Locked In: How Noncompetes Affect Wages and Mobility


Research by Professor Jagadeesh Sivadasan shows tech workers have lower wages and less job mobility in states that strongly enforce noncompete clauses.

When it comes to noncompete agreements, legal opinions vary as much as the patchwork of state laws governing them.

Some argue noncompete agreements — which limit when and how a departing employee can work for a competitor — unfairly inhibit worker mobility and innovation. Others say companies are more willing to invest in people when assured they won’t skip right over to the competition. This disagreement over the impact of noncompetes has led to intense and ongoing debates about reforms to noncompete policy in several states.

The real effects are hard to measure, but new research co-authored by Michigan Ross Professor Jagadeesh Sivadasan suggests noncompete agreements, when enforced more strictly, decrease worker mobility and lower wages for tech employees.


“Companies use noncompete agreements to protect their intellectual capital, but we find statistically significant effects for lower wages, and lower mobility, meaning they stay in a given job longer,” says Sivadasan, professor of business economics and public policy.

Sivadasan and his co-authors — Ross PhD student Jin Woo Chang, Natarajan Balasubramanian of Syracuse University, Mariko Sakakibara of UCLA, and Evan Starr of the University of Maryland — focused on tech workers because of the prevalence of noncompetes in that industry.

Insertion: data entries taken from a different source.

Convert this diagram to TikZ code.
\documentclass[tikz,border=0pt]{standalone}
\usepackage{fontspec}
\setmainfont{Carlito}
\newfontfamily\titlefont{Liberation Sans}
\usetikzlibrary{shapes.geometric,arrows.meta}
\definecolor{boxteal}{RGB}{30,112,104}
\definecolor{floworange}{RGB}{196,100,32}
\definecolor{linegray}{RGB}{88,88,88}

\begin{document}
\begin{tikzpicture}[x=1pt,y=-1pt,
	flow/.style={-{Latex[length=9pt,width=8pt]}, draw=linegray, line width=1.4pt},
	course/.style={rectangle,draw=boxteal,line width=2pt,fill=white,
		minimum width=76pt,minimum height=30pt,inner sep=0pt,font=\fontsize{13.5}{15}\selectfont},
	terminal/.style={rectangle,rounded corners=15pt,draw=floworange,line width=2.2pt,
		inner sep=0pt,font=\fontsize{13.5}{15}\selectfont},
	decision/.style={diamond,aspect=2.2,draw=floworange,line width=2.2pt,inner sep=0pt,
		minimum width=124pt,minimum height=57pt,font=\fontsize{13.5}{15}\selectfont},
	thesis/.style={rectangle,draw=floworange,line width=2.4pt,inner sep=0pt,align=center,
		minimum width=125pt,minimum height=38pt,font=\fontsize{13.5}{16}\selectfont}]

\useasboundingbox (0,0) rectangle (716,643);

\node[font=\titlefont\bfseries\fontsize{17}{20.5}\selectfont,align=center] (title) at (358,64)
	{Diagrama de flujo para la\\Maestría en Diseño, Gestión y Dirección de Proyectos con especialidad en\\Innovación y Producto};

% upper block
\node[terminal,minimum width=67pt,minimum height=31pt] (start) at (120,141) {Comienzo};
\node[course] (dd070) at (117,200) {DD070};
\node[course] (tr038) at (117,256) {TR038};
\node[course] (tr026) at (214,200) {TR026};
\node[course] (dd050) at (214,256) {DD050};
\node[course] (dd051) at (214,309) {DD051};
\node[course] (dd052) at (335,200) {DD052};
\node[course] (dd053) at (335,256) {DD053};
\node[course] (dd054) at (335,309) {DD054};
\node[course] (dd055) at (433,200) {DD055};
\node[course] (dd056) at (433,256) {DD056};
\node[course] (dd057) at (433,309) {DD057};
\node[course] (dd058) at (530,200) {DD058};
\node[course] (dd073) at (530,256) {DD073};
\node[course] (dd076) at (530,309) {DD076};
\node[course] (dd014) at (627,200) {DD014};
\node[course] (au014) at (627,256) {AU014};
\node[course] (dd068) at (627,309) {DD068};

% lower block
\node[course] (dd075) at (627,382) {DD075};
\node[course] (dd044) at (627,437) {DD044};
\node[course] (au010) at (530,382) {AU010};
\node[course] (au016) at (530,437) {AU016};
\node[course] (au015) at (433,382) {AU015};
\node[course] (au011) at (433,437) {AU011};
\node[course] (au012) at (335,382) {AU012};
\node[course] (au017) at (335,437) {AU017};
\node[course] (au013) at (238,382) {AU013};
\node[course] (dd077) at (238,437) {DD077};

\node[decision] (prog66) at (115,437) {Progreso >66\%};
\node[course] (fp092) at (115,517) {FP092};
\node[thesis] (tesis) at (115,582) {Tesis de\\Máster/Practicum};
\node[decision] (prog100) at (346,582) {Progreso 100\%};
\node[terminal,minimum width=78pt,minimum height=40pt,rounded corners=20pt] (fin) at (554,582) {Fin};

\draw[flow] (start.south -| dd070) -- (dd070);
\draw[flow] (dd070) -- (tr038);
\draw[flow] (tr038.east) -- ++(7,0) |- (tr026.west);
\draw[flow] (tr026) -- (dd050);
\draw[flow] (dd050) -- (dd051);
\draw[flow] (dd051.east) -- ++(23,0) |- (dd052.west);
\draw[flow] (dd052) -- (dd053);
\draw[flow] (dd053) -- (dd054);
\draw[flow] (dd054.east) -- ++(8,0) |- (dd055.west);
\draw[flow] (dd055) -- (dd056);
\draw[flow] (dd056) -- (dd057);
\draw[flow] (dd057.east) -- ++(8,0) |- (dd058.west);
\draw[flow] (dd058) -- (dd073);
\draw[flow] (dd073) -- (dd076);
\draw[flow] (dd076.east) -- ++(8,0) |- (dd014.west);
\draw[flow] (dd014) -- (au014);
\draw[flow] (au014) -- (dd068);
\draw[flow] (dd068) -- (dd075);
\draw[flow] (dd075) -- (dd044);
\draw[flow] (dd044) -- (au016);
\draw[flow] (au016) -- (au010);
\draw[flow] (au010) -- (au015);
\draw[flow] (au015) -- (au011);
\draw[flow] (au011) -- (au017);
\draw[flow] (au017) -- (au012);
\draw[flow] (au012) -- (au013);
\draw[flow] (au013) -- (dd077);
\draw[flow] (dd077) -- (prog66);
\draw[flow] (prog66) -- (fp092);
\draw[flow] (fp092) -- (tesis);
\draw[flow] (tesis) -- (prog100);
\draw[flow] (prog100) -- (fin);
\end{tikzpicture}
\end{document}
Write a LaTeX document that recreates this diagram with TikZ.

They analyzed individual worker-level data from the U.S. Census Bureau, which collects it from states. They then ranked each state according to how strongly it enforces noncompete agreements, drawing on work by Michigan Ross Professor Norman Bishara. California, for example, doesn’t enforce them at all, while Florida’s state law is more generous for employers.

Wages were persistently lower throughout the job tenure for tech workers in states with higher enforceability. For example, if a non-enforcing state such as California were to enforce noncompetes to the maximum level of Florida, tech job earnings would be 2.5 percent to 3.5 percent lower.

Sivadasan and his co-authors found a similar effect for mobility. If California started enforcing noncompetes like Florida, the average length of a tech job stay would increase by 7.5 percent, compared to the average length of a non-tech job.

“This provides strong evidence that noncompete enforcement locks employees into their jobs, with little evidence that any productivity benefits are shared with the employees,” he says.

Noncompetes also play into the broader discussion of dynamism in the labor market — that is, how much workers move around and how many jobs are created and destroyed. Data suggests dynamism has slowed down and that noncompete agreements are a policy governments can influence.

“We can’t make the correlation that dynamism is slower because companies are using noncompetes more aggressively, but we can say they slow mobility for the highest-value knowledge workers,” Sivadasan says. “If the government wants to promote mobility, then our research suggests that one policy lever it can use is to limit enforcement of noncompetes.”

The paper is titled “Locked In? Noncompete Enforceability and the Mobility and Earnings of High-Tech Workers.”